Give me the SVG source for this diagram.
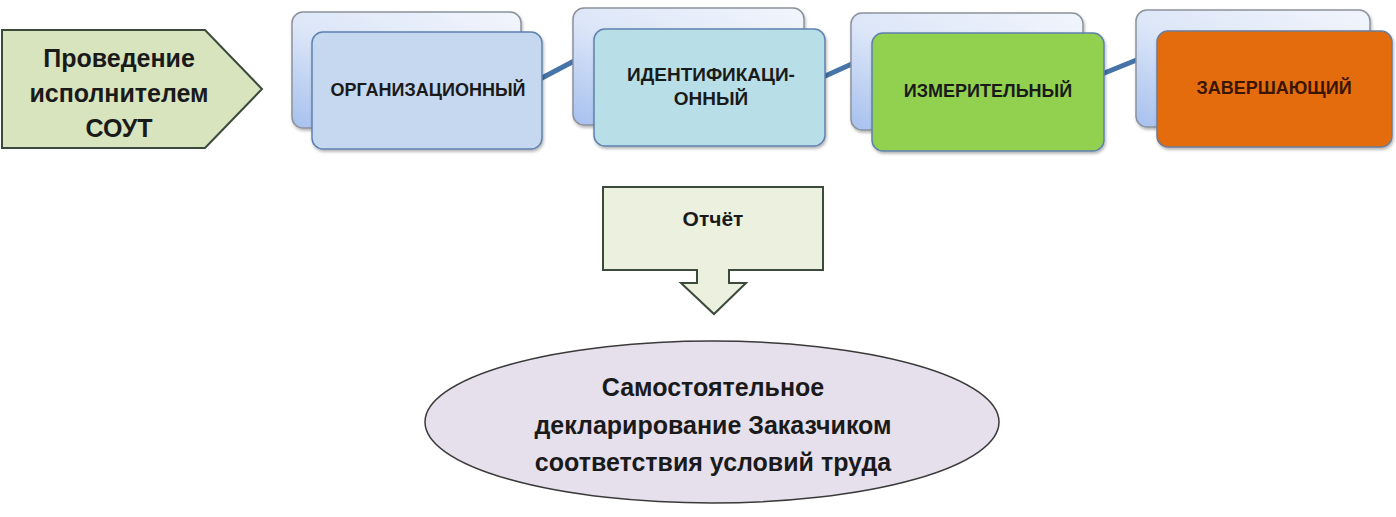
<svg xmlns="http://www.w3.org/2000/svg" width="1396" height="517" viewBox="0 0 1396 517">
<defs>
<linearGradient id="backGrad" x1="1" y1="0" x2="0" y2="1">
<stop offset="0" stop-color="#f2f5fc"/>
<stop offset="0.55" stop-color="#dce6f8"/>
<stop offset="1" stop-color="#a6c0ee"/>
</linearGradient>
<filter id="sh" x="-10%" y="-10%" width="120%" height="130%">
<feDropShadow dx="1" dy="2" stdDeviation="1.5" flood-color="#000" flood-opacity="0.3"/>
</filter>
<style>
.back{fill:url(#backGrad);stroke:#8c929c;stroke-width:1.5}
.front{stroke-width:1.5}
.lbl{font-family:"Liberation Sans",Arial,sans-serif;font-weight:bold;fill:#1a1a1a;text-anchor:middle}
.big{font-size:25px}
.card{font-size:18px}
.conn{stroke:#4673a8;stroke-width:5;stroke-linecap:butt;fill:none}
</style>
</defs>
<rect width="1396" height="517" fill="#ffffff"/>
<g id="connectors">
<line class="conn" x1="540" y1="79" x2="576" y2="60"/>
<line class="conn" x1="823" y1="77" x2="854" y2="63"/>
<line class="conn" x1="1102" y1="74" x2="1139" y2="59"/>
</g>
<g id="start">
<polygon points="2,30 205,30 262,89 205,148 2,148" fill="#d7e4bd" stroke="#3c4a3c" stroke-width="2"/>
<text class="lbl big" x="119" y="67">Проведение</text>
<text class="lbl big" x="119" y="102">исполнителем</text>
<text class="lbl big" x="119" y="137">СОУТ</text>
</g>
<g id="stage1">
<rect class="back" x="292" y="12" width="229" height="116" rx="11" filter="url(#sh)"/>
<rect class="front" x="312" y="32" width="230" height="117" rx="11" fill="#c6d7f0" stroke="#5f81ae" filter="url(#sh)"/>
<text class="lbl card" x="428" y="96">ОРГАНИЗАЦИОННЫЙ</text>
</g>
<g id="stage2">
<rect class="back" x="573" y="8" width="231" height="117" rx="11" filter="url(#sh)"/>
<rect class="front" x="594" y="29" width="231" height="117" rx="11" fill="#b8dfe8" stroke="#5f81ae" filter="url(#sh)"/>
<text class="lbl card" style="font-size:19px" x="711" y="81">ИДЕНТИФИКАЦИ-</text>
<text class="lbl card" style="font-size:19px" x="711" y="105">ОННЫЙ</text>
</g>
<g id="stage3">
<rect class="back" x="851" y="13" width="232" height="117" rx="11" filter="url(#sh)"/>
<rect class="front" x="872" y="33" width="232" height="118" rx="11" fill="#92d050" stroke="#5f81ae" filter="url(#sh)"/>
<text class="lbl card" x="988" y="97">ИЗМЕРИТЕЛЬНЫЙ</text>
</g>
<g id="stage4">
<rect class="back" x="1136" y="10" width="234" height="117" rx="11" filter="url(#sh)"/>
<rect class="front" x="1157" y="31" width="235" height="116" rx="11" fill="#e46c0a" stroke="#6b7d99" filter="url(#sh)"/>
<text class="lbl card" x="1274" y="94" style="fill:#3a1500">ЗАВЕРШАЮЩИЙ</text>
</g>
<g id="report">
<polygon points="603,187 823,187 823,270 729,270 729,283 746,283 714,314 681,283 697,283 697,270 603,270" fill="#ebf1de" stroke="#3c4a3c" stroke-width="2"/>
<text class="lbl" style="font-size:21px" x="713" y="226">Отчёт</text>
</g>
<g id="declaration">
<ellipse cx="712" cy="422" rx="287" ry="81" fill="#e6e0ec" stroke="#3a3a3a" stroke-width="1.5"/>
<text class="lbl big" x="713" y="396">Самостоятельное</text>
<text class="lbl big" x="713" y="434">декларирование Заказчиком</text>
<text class="lbl big" x="713" y="471">соответствия условий труда</text>
</g>
</svg>
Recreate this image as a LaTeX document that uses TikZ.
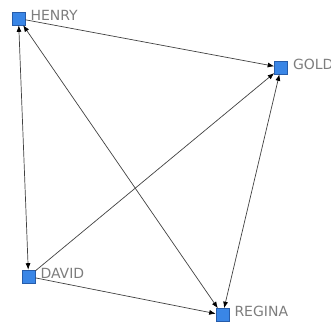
\documentclass[tikz,border=0pt]{standalone}
\usepackage{fontspec}
\setmainfont{DejaVu Sans}
\usepackage{xcolor}
\usepackage{tikz}
\usetikzlibrary{
  arrows.meta,
  positioning
}
\definecolor{actorfill}{RGB}{58,134,230}
\definecolor{actorline}{RGB}{38,92,170}
\definecolor{tiegray}{RGB}{65,65,65}
\definecolor{namegray}{RGB}{125,125,125}

\begin{document}
\begin{tikzpicture}[
  x=1pt,y=-1pt,
  actor/.style={rectangle,draw=actorline,fill=actorfill,minimum size=13pt,inner sep=0pt,line width=0.6pt},
  who/.style={text=namegray,font=\fontsize{14}{14}\selectfont,inner sep=0pt,right=5pt of #1,yshift=3.5pt},
  tie/.style={-{Latex[length=6.5pt,width=5pt,color=black]},draw=tiegray,line width=0.7pt},
  mutual/.style={{Latex[length=6.5pt,width=5pt,color=black]}-{Latex[length=6.5pt,width=5pt,color=black]},draw=tiegray,line width=0.7pt}
]
\useasboundingbox (0,0) rectangle (331,327);
\node[actor] (henry) at (18.5,18.5) {};
\node[actor] (gold) at (281,67.5) {};
\node[actor] (david) at (28.5,276.5) {};
\node[actor] (regina) at (222.5,315) {};
\node[who=henry] (henrylbl) {HENRY};
\node[who=gold] (goldlbl) {GOLD};
\node[who=david] (davidlbl) {DAVID};
\node[who=regina] (reginalbl) {REGINA};
\draw[mutual] (henry)--(david);
\draw[mutual] (henry)--(regina);
\draw[tie] (henry)--(gold);
\draw[tie] (david)--(gold);
\draw[mutual] (gold)--(regina);
\draw[tie] (david)--(regina);
\end{tikzpicture}
\end{document}
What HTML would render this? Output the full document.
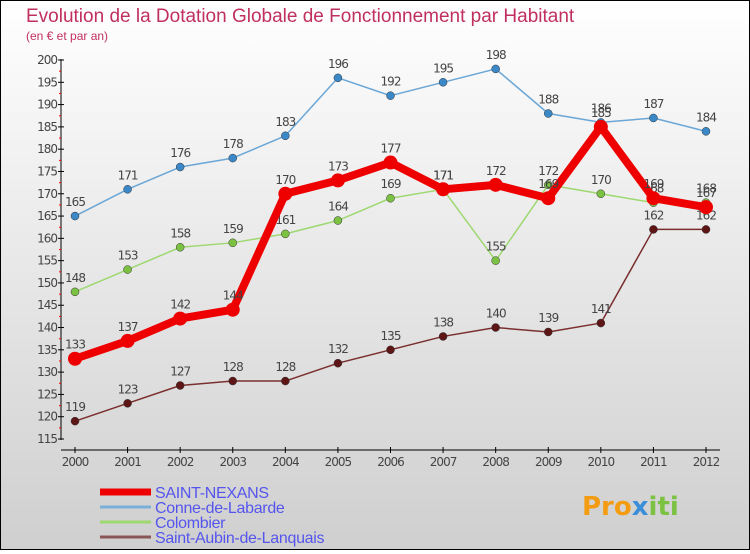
<!DOCTYPE html>
<html><head><meta charset="utf-8"><style>
body{margin:0}
#c{width:750px;height:550px;position:relative;font-family:"DejaVu Sans","Liberation Sans",sans-serif}
</style></head><body>
<div id="c">
<svg id="s" width="750" height="550" xmlns="http://www.w3.org/2000/svg">
<defs><linearGradient id="bg" x1="0" y1="0" x2="0" y2="1"><stop offset="0" stop-color="#ffffff"/><stop offset="1" stop-color="#cfcfcf"/></linearGradient></defs>
<rect x="0.5" y="0.5" width="749" height="549" fill="url(#bg)" stroke="#000"/>
<text x="26" y="22" font-size="19" font-family="Liberation Sans, sans-serif" fill="#c0305e">Evolution de la Dotation Globale de Fonctionnement par Habitant</text>
<text x="26" y="40" font-size="12" font-family="Liberation Sans, sans-serif" fill="#c0305e">(en € et par an)</text>
<g id="axes"></g><g id="series"></g><g id="legend"></g>
<text x="582" y="515" font-size="26" font-weight="bold" fill="#f39c12">Pro<tspan fill="#3a8fd8">x</tspan><tspan fill="#7cc242">iti</tspan></text>
</svg></div>
<script>
const years=["2000","2001","2002","2003","2004","2005","2006","2007","2008","2009","2010","2011","2012"];
const yTicks=[115,120,125,130,135,140,145,150,155,160,165,170,175,180,185,190,195,200];
const seriesNames=["SAINT-NEXANS","Conne-de-Labarde","Colombier","Saint-Aubin-de-Lanquais"];
const saintNexans=[133,137,142,144,170,173,177,171,172,169,185,169,167];
const conne=[165,171,176,178,183,196,192,195,198,188,186,187,184];
const colombier=[148,153,158,159,161,164,169,171,155,172,170,168,168];
const saintAubin=[119,123,127,128,128,132,135,138,140,139,141,162,162];
const NS="http://www.w3.org/2000/svg";
const X=i=>75+i*(706-75)/(years.length-1);
const Y=v=>439-(v-115)*(439-60)/85;
function mk(t,a,p){const e=document.createElementNS(NS,t);for(const k in a)e.setAttribute(k,a[k]);p.appendChild(e);return e;}
const ax=document.getElementById('axes');
mk('line',{x1:61,y1:59,x2:61,y2:440,stroke:'#000'},ax);
mk('line',{x1:61,y1:450,x2:720,y2:450,stroke:'#000'},ax);
yTicks.forEach((v,k)=>{const y=Y(v);
 mk('line',{x1:58,y1:y,x2:64,y2:y,stroke:'#000'},ax);
 if(k<yTicks.length-1) mk('line',{x1:59,y1:y-11.1,x2:61,y2:y-11.1,stroke:'#f00'},ax);
 const t=mk('text',{x:57,y:y+4,'font-size':12,fill:'#444','text-anchor':'end','letter-spacing':'-1'},ax);t.textContent=v;
 
 });
years.forEach((yr,i)=>{const x=X(i);
 mk('line',{x1:x,y1:447,x2:x,y2:453,stroke:'#000'},ax);
 const t=mk('text',{x:x,y:466,'font-size':12,fill:'#444','text-anchor':'middle','letter-spacing':'-1'},ax);t.textContent=yr;
 
 });
const sg=document.getElementById('series');
const defs=[[saintAubin,'#7a2e2e','#5e1515',1.5,4,'saint-aubin'],[colombier,'#9ed870','#7cc242',1.5,4,'colombier'],[conne,'#6aa6d6','#3a88c8',1.5,4,'conne-de-labarde'],[saintNexans,'#ee0000','#ee0000',8,7,'saint-nexans']];
defs.forEach(([d,lc,pc,w,r,n])=>{
 const pl=mk('polyline',{points:d.map((v,i)=>X(i)+','+Y(v)).join(' '),fill:'none',stroke:lc,'stroke-width':w,'stroke-linejoin':'round'},sg);
 
 
 d.forEach((v,i)=>{const c=mk('circle',{cx:X(i),cy:Y(v),r:r,fill:pc,stroke:w>2?'none':'#333','stroke-width':0.5},sg);
  
  
  const t=mk('text',{x:X(i),y:Y(v)-10,'font-size':12,fill:'#444','text-anchor':'middle','letter-spacing':'-1'},sg);t.textContent=v;
  
  });
});
const lg=document.getElementById('legend');
const lcols=['#ee0000','#7ab0d8','#9ed870','#8a5555'],lw=[7,3,3,3];
seriesNames.forEach((nm,i)=>{const y=492+i*15;
 const l=mk('line',{x1:100,y1:y,x2:151,y2:y,stroke:lcols[i],'stroke-width':lw[i]},lg);
 
 
 const t=mk('text',{x:155,y:y+6,'font-size':16,'font-family':'Liberation Sans, sans-serif',fill:'#5555ee','letter-spacing':'-0.3'},lg);t.textContent=nm;
 
 });
</script></body></html>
┄┄┄┄┄┄┄┄┄┄
EXERCISE OBJECTIVE »
Using the material above, copy every line in which the string "this" occurs.

REPLY TO THE EXERCISE »
Give me the SVG source for this diagram.
Recreate this image as a LaTeX document that uses TikZ.
What HTML would render this? Output the full document.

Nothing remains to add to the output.